%%
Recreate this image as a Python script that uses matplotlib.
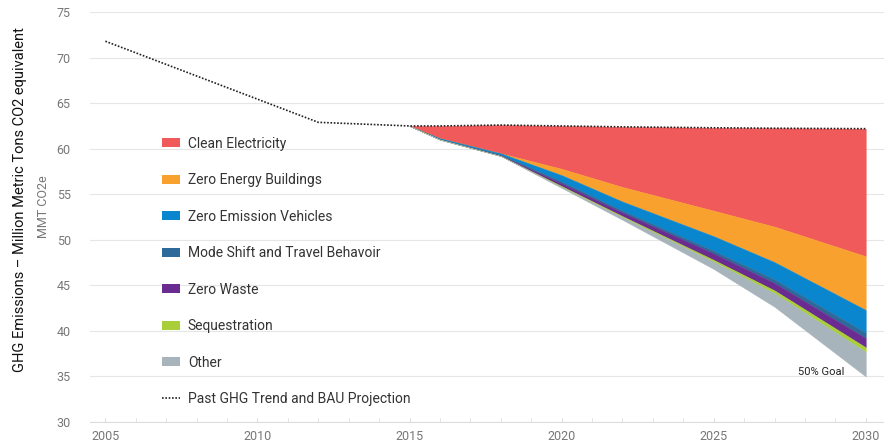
import matplotlib
matplotlib.use("Agg")
import matplotlib.pyplot as plt
from matplotlib.patches import Patch
from matplotlib.lines import Line2D
import numpy as np

plt.rcParams['font.family'] = ['Roboto', 'DejaVu Sans']

# past trend and BAU projection (MMT CO2e)
trend_years = [2005, 2012, 2015, 2016, 2018, 2020, 2022, 2025, 2027, 2030]
trend_vals = [71.8, 62.9, 62.5, 62.5, 62.6, 62.5, 62.4, 62.3, 62.25, 62.2]

# reduction wedges stacked down from the BAU line
wedge_years = [2015, 2016, 2018, 2020, 2022, 2025, 2027, 2030]
bau = [62.5, 62.5, 62.6, 62.5, 62.4, 62.3, 62.25, 62.2]
labels = ["Clean Electricity", "Zero Energy Buildings", "Zero Emission Vehicles",
          "Mode Shift and Travel Behavoir", "Zero Waste", "Sequestration", "Other"]
clean_elec = [0, 1.35, 3.1, 4.7, 6.6, 9.1, 10.8, 14.0]
zero_bldg = [0, 0.0, 0.0, 0.7, 1.6, 2.8, 3.9, 5.9]
zev = [0, 0.08, 0.15, 0.7, 1.0, 1.6, 1.9, 2.5]
mode_shift = [0, 0.07, 0.1, 0.2, 0.2, 0.3, 0.4, 0.6]
zero_waste = [0, 0.0, 0.05, 0.3, 0.4, 0.7, 0.8, 1.0]
sequestration = [0, 0.0, 0.0, 0.1, 0.1, 0.2, 0.3, 0.5]
other = [0, 0.0, 0.0, 0.1, 0.3, 0.8, 1.5, 2.7]
colors = ["#f05a5b", "#f9a12e", "#0a86cf", "#2e6a99", "#6a2c91", "#a8cf38", "#a7b4bc"]

wedges = [clean_elec, zero_bldg, zev, mode_shift, zero_waste, sequestration, other]

fig = plt.figure(figsize=(8.84, 4.48), dpi=100)
ax = fig.add_axes([0.102, 0.058, 0.898, 0.915])

top = np.array(bau, dtype=float)
for vals, col in zip(wedges, colors):
    bottom = top - np.array(vals)
    ax.fill_between(wedge_years, bottom, top, color=col, lw=0.3, edgecolor=col, zorder=2)
    top = bottom

ax.plot(trend_years, trend_vals, color="#222222", ls=(0, (1, 1)), lw=1.2, zorder=3)

ax.text(2028.55, 35.5, "50% Goal", fontsize=8, color="#222222", ha="center", va="center")

ax.set_xlim(2004.5, 2030.6)
ax.set_ylim(30, 75)
ax.set_xticks(range(2005, 2031, 5))
ax.set_xticks(range(2005, 2031), minor=True)
ax.set_yticks(range(30, 76, 5))
ax.grid(axis="y", color="#e6e6e6", lw=0.8, zorder=0)
ax.set_axisbelow(True)
for s in ["top", "right", "left"]:
    ax.spines[s].set_visible(False)
ax.spines["bottom"].set_color("#dddddd")
ax.tick_params(axis="x", which="both", direction="in", length=3, color="#dddddd",
               labelsize=9, labelcolor="#777777", pad=6)
ax.tick_params(axis="y", length=0, labelsize=9, labelcolor="#777777", pad=14)

fig.text(0.023, 0.554, "GHG Emissions \u2013 Million Metric Tons CO2 equivalent",
         rotation=90, fontsize=10.5, color="#111111", ha="center", va="center")
fig.text(0.049, 0.538, "MMT CO2e", rotation=90, fontsize=9, color="#777777",
         ha="center", va="center")

handles = [Patch(facecolor=c, edgecolor="none") for c in colors]
handles.append(Line2D([0], [0], color="#222222", ls=(0, (1, 1)), lw=1.2))
leg = ax.legend(handles, labels + ["Past GHG Trend and BAU Projection"],
                loc="upper left", bbox_to_anchor=(0.075, 0.727), frameon=False,
                fontsize=10, labelspacing=1.62, handlelength=1.3, handleheight=0.6,
                handletextpad=0.55, labelcolor="#333333")

fig.savefig("out.png", dpi=100)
%%
**Exercise goal:**
Please transcribe the material above exactly as written. Leave the pictures out.

**Exercise result:**
Recreate this image as a Python script that uses matplotlib.
import matplotlib
matplotlib.use("Agg")
import matplotlib.pyplot as plt
from matplotlib.patches import Patch
from matplotlib.lines import Line2D
import numpy as np

plt.rcParams['font.family'] = ['Roboto', 'DejaVu Sans']

# past trend and BAU projection (MMT CO2e)
trend_years = [2005, 2012, 2015, 2016, 2018, 2020, 2022, 2025, 2027, 2030]
trend_vals = [71.8, 62.9, 62.5, 62.5, 62.6, 62.5, 62.4, 62.3, 62.25, 62.2]

# reduction wedges stacked down from the BAU line
wedge_years = [2015, 2016, 2018, 2020, 2022, 2025, 2027, 2030]
bau = [62.5, 62.5, 62.6, 62.5, 62.4, 62.3, 62.25, 62.2]
labels = ["Clean Electricity", "Zero Energy Buildings", "Zero Emission Vehicles",
          "Mode Shift and Travel Behavoir", "Zero Waste", "Sequestration", "Other"]
clean_elec = [0, 1.35, 3.1, 4.7, 6.6, 9.1, 10.8, 14.0]
zero_bldg = [0, 0.0, 0.0, 0.7, 1.6, 2.8, 3.9, 5.9]
zev = [0, 0.08, 0.15, 0.7, 1.0, 1.6, 1.9, 2.5]
mode_shift = [0, 0.07, 0.1, 0.2, 0.2, 0.3, 0.4, 0.6]
zero_waste = [0, 0.0, 0.05, 0.3, 0.4, 0.7, 0.8, 1.0]
sequestration = [0, 0.0, 0.0, 0.1, 0.1, 0.2, 0.3, 0.5]
other = [0, 0.0, 0.0, 0.1, 0.3, 0.8, 1.5, 2.7]
colors = ["#f05a5b", "#f9a12e", "#0a86cf", "#2e6a99", "#6a2c91", "#a8cf38", "#a7b4bc"]

wedges = [clean_elec, zero_bldg, zev, mode_shift, zero_waste, sequestration, other]

fig = plt.figure(figsize=(8.84, 4.48), dpi=100)
ax = fig.add_axes([0.102, 0.058, 0.898, 0.915])

top = np.array(bau, dtype=float)
for vals, col in zip(wedges, colors):
    bottom = top - np.array(vals)
    ax.fill_between(wedge_years, bottom, top, color=col, lw=0.3, edgecolor=col, zorder=2)
    top = bottom

ax.plot(trend_years, trend_vals, color="#222222", ls=(0, (1, 1)), lw=1.2, zorder=3)

ax.text(2028.55, 35.5, "50% Goal", fontsize=8, color="#222222", ha="center", va="center")

ax.set_xlim(2004.5, 2030.6)
ax.set_ylim(30, 75)
ax.set_xticks(range(2005, 2031, 5))
ax.set_xticks(range(2005, 2031), minor=True)
ax.set_yticks(range(30, 76, 5))
ax.grid(axis="y", color="#e6e6e6", lw=0.8, zorder=0)
ax.set_axisbelow(True)
for s in ["top", "right", "left"]:
    ax.spines[s].set_visible(False)
ax.spines["bottom"].set_color("#dddddd")
ax.tick_params(axis="x", which="both", direction="in", length=3, color="#dddddd",
               labelsize=9, labelcolor="#777777", pad=6)
ax.tick_params(axis="y", length=0, labelsize=9, labelcolor="#777777", pad=14)

fig.text(0.023, 0.554, "GHG Emissions \u2013 Million Metric Tons CO2 equivalent",
         rotation=90, fontsize=10.5, color="#111111", ha="center", va="center")
fig.text(0.049, 0.538, "MMT CO2e", rotation=90, fontsize=9, color="#777777",
         ha="center", va="center")

handles = [Patch(facecolor=c, edgecolor="none") for c in colors]
handles.append(Line2D([0], [0], color="#222222", ls=(0, (1, 1)), lw=1.2))
leg = ax.legend(handles, labels + ["Past GHG Trend and BAU Projection"],
                loc="upper left", bbox_to_anchor=(0.075, 0.727), frameon=False,
                fontsize=10, labelspacing=1.62, handlelength=1.3, handleheight=0.6,
                handletextpad=0.55, labelcolor="#333333")

fig.savefig("out.png", dpi=100)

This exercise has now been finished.